At 20% fee = $1.05M revenue. At 12.3% commission paid = $129K commission. Payroll = $320K. Gross margin: ~$556K.
That's healthy. You're reinvesting in growth and scaling infrastructure.
Phase 3: Growing to 7-10 Recruiters (Months 18-36)
This is where scaling gets complex. You now have enough people that organizational structure matters.
Build a Leadership Team
You can't manage 10 people personally. You need a structure:
Org chart at 10 people: - You: Founder/CEO (business development, pricing, strategy) - Director of Recruiting (oversees all recruiting, manager of recruiting managers, quality control) - 2-3 Recruiting Managers (each oversee 2-4 recruiters in their vertical) - 6-8 Recruiters (various experience levels)
Director of Recruiting profile: - 8+ years recruiting experience - 3+ years managing recruiters - Understands your business model intimately - Can build systems without you micromanaging them - Salary: $100K–$130K + 8–10% commission
Why this role matters: The Director owns recruiter performance, training quality, candidate quality, client satisfaction metrics—everything except final client relationships (those are yours). They're your "Chief of Staff for Recruiting" and they allow you to focus on growth.
Implement Performance Metrics
With this many people, you can't just "feel" if things are working. Track:
- Placements per recruiter per month (target: 3–5 depending on ticket size)
- Placement close rate (what % of submitted candidates become hires? Target: 30–50%)
- Client satisfaction score (quarterly survey, target: 8+/10)
- Time to fill (how many days from client request to filled position? Target: <45 days)
- Retention at 6 months (what % of placed candidates are still in role? Target: >90%)
- Revenue per recruiter per month (divide total monthly revenue by recruiter count)
Track these in a Google Sheet or simple dashboard. Review monthly.
Example dashboard:
| Recruiter | Placements/Mo | Close Rate | Avg Fee | Revenue/Mo | NPS |
|---|---|---|---|---|---|
| Alice (Sr) | 5 | 42% | $16K | $80K | 9 |
| Bob (Mid) | 3.5 | 35% | $14K | $49K | 8 |
| Carol (Ent) | 2 | 28% | $12K | $24K | 7 |
This tells you immediately: Alice is your top performer. Bob is solid but could improve close rate. Carol is ramping but still in the learning phase—that's fine. If Bob stays at 35% in 6 months, you need to retrain or replace.

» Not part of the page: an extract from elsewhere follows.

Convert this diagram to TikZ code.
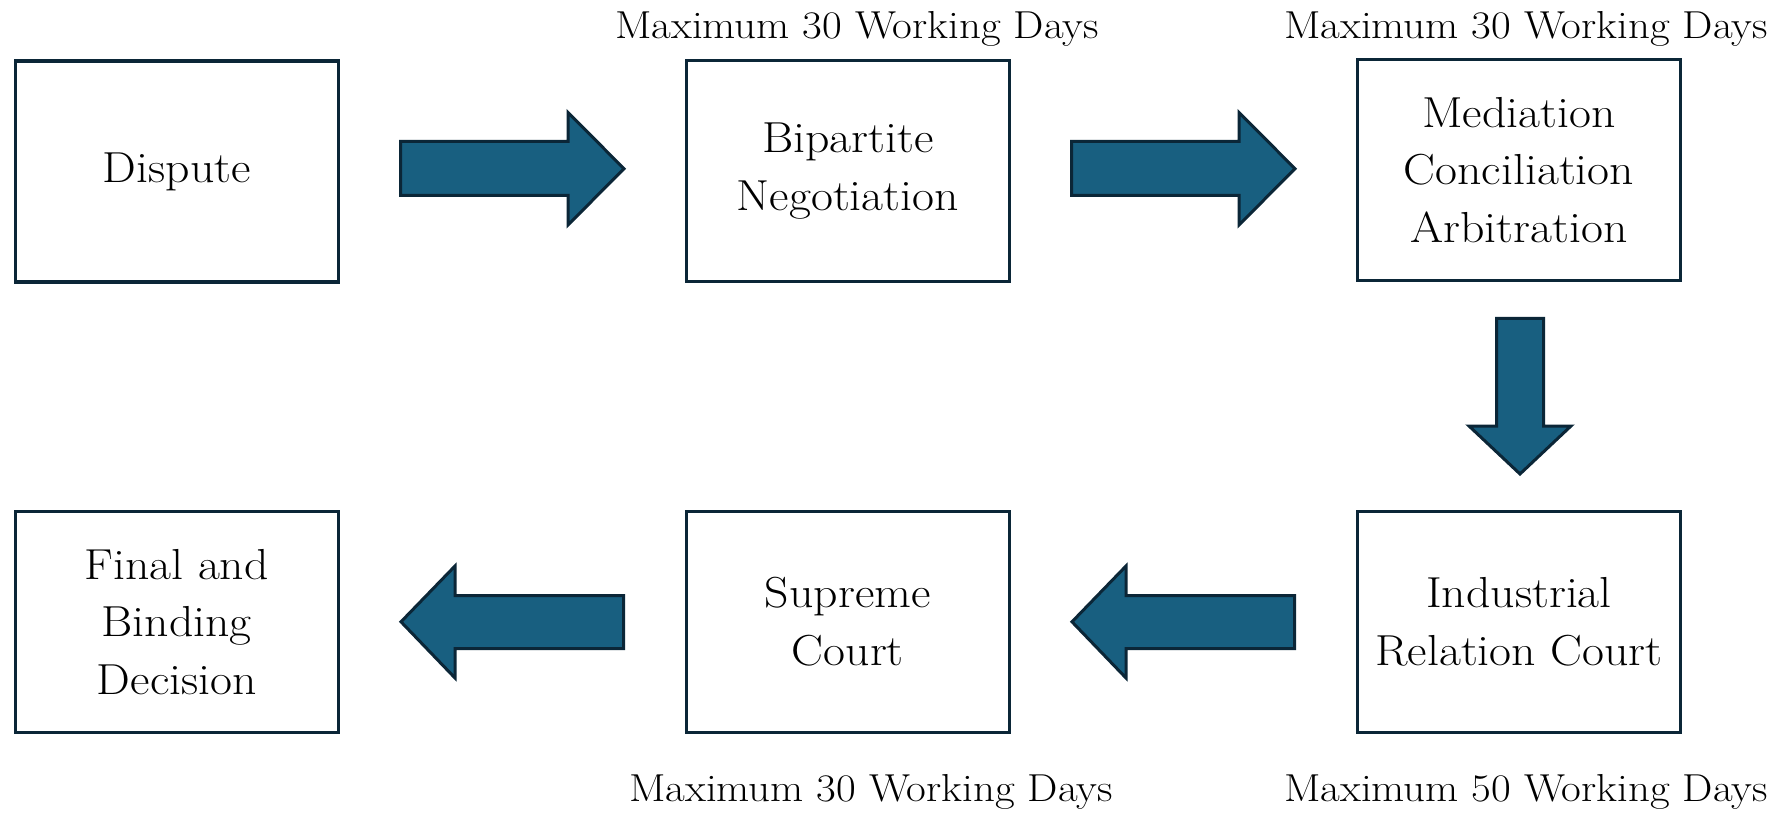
\documentclass[tikz,border=0pt]{standalone}
\usepackage{fontspec}
\setmainfont{Latin Modern Roman}[FakeStretch=1.1]
\definecolor{edgec}{HTML}{0B2637}
\definecolor{arrowc}{HTML}{185F80}
\begin{document}
\begin{tikzpicture}[x=0.5pt,y=-0.5pt,
  box/.style={draw=edgec,line width=1.7pt,fill=white,minimum width=161.5pt,minimum height=110.5pt,inner sep=0pt,align=center,font=\fontsize{21.7}{28.7}\selectfont},
  lbl/.style={anchor=base,inner sep=0pt,font=\fontsize{19.5}{23}\selectfont},
  blockarrow/.style={draw=edgec,line width=1.5pt,fill=arrowc,line join=miter}]
\useasboundingbox (0,0) rectangle (1785,813);
% boxes
\node[box] (dispute) at (176.8,171.5) {Dispute};
\node[box] (bipartite) at (847.8,171) {Bipartite\\Negotiation};
\node[box] (mediation) at (1519,170) {Mediation\\Conciliation\\Arbitration};
\node[box] (industrial) at (1519,621.8) {Industrial\\Relation Court};
\node[box] (supreme) at (847.8,621.8) {Supreme\\Court};
\node[box] (final) at (176.8,621.8) {Final and\\Binding\\Decision};
% labels
\node[lbl] (l1) at (857,38.3) {Maximum 30 Working Days};
\node[lbl] (l2) at (1526,39) {Maximum 30 Working Days};
\node[lbl] (l3) at (871,801.5) {Maximum 30 Working Days};
\node[lbl] (l4) at (1526,801.5) {Maximum 50 Working Days};
% block arrows
\draw[blockarrow] (400.5,141.5) -- (568,141.5) -- (568,112.5) -- (624,168.7) -- (568,225) -- (568,195.5) -- (400.5,195.5) -- cycle;
\draw[blockarrow] (1071.5,141.5) -- (1239,141.5) -- (1239,112.5) -- (1295,168.7) -- (1239,225) -- (1239,195.5) -- (1071.5,195.5) -- cycle;
\draw[blockarrow] (1496.5,318.3) -- (1543.5,318.3) -- (1543.5,426) -- (1571,426) -- (1520,474) -- (1469,426) -- (1496.5,426) -- cycle;
\draw[blockarrow] (623.5,595.5) -- (455,595.5) -- (455,566) -- (401,621.8) -- (455,678) -- (455,648.5) -- (623.5,648.5) -- cycle;
\draw[blockarrow] (1294.5,595.5) -- (1126,595.5) -- (1126,566) -- (1072,621.8) -- (1126,678) -- (1126,648.5) -- (1294.5,648.5) -- cycle;
\end{tikzpicture}
\end{document}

Develop a Client Management Process
With 10 people, your clients will start working with different recruiters. This is risky—inconsistent communication, dropped accounts, clients switching to competitors.
Assign client owners (usually recruiting managers or senior recruiters).
Each client gets: - Primary contact: The recruiting manager or recruiter who owns the relationship - Secondary contact: Another recruiter who knows the account as backup - Quarterly business review: Where you review placements, retention, upcoming hiring needs, and pricing
This costs you some efficiency (the other recruiter isn't closing deals they source), but it protects your client relationships.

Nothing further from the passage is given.